We also do not focus only on the problematic issues related to Muslim Personal Law which discriminate against women, although this is one of our major areas of concern. I have problems with the media focusing only on these issues, ignoring other very real and pressing issues of Muslim women’s educational and social marginalisation — which are not just a product of patriarchy within the Muslim community but also have to do with discrimination and neglect by the State and the wider society.

I am saddened by the fact that some sections of the media constantly highlight the problems of many Muslim women face at the hands of their menfolk and the mullahs while conveniently neglecting the problems that they face, along with Muslim men, in society at large, at the hands of the State and, in many places, at the hands of dominant communities.

In this way, they want to locate the source of all our problems within the community itself, as being unrelated to patterns of deprivation and discrimination that emanate from without.

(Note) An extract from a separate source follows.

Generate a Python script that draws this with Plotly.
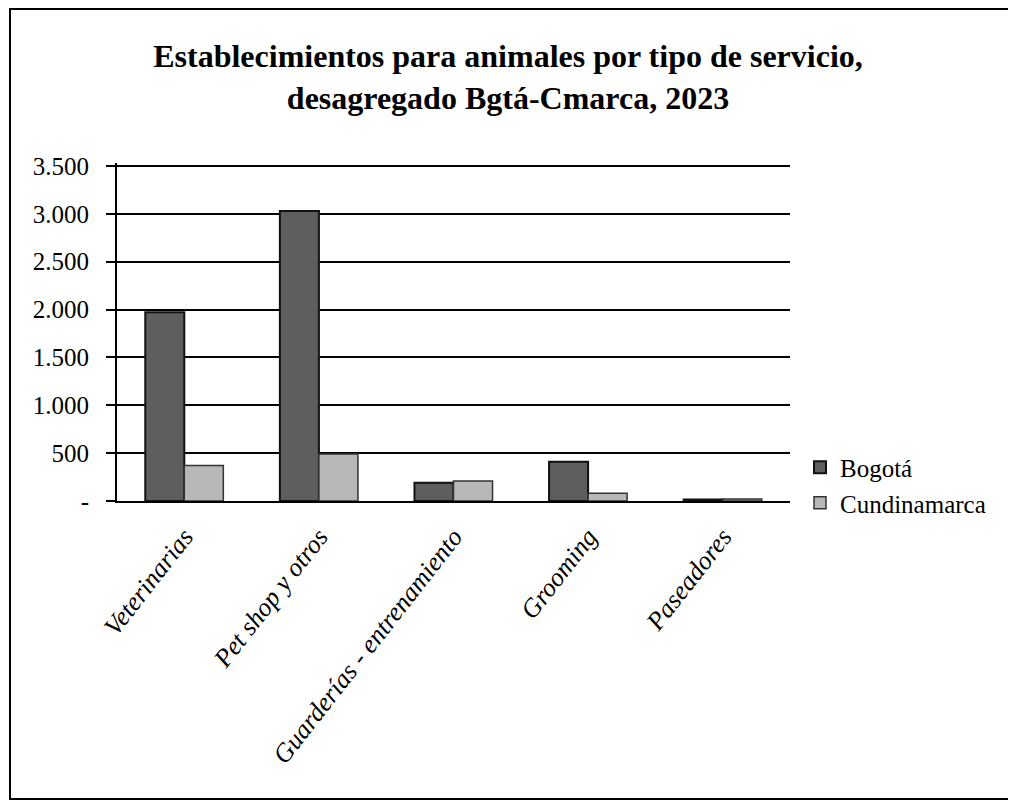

In this manner, they want to create the very wrong image that all the problems of Muslim women are simply a result of the evil doings of Muslim men, and, thereby, to misleadingly suggest that Muslims, as a rule, are a hopelessly ‘backward’ community.

Let me cite an instance to illustrate this point. Some years ago, a group of Muslim boys in Tirunelveli, a town in Tamil Nadu, killed a Muslim girl just because she was found talking to some other boys. We organised a protest meeting and then a press conference in Chennai. Instead of asking us about the case, a non-Muslim journalist stood up and asked me my views on terrorism and India-Pakistan relations and other such unrelated matters. I replied curtly, saying that our sole concern was Muslim women. But he lost his cool and began shouting. It was clear that he wanted to use the occasion simply to reinforce negative stereotypical images of Muslims.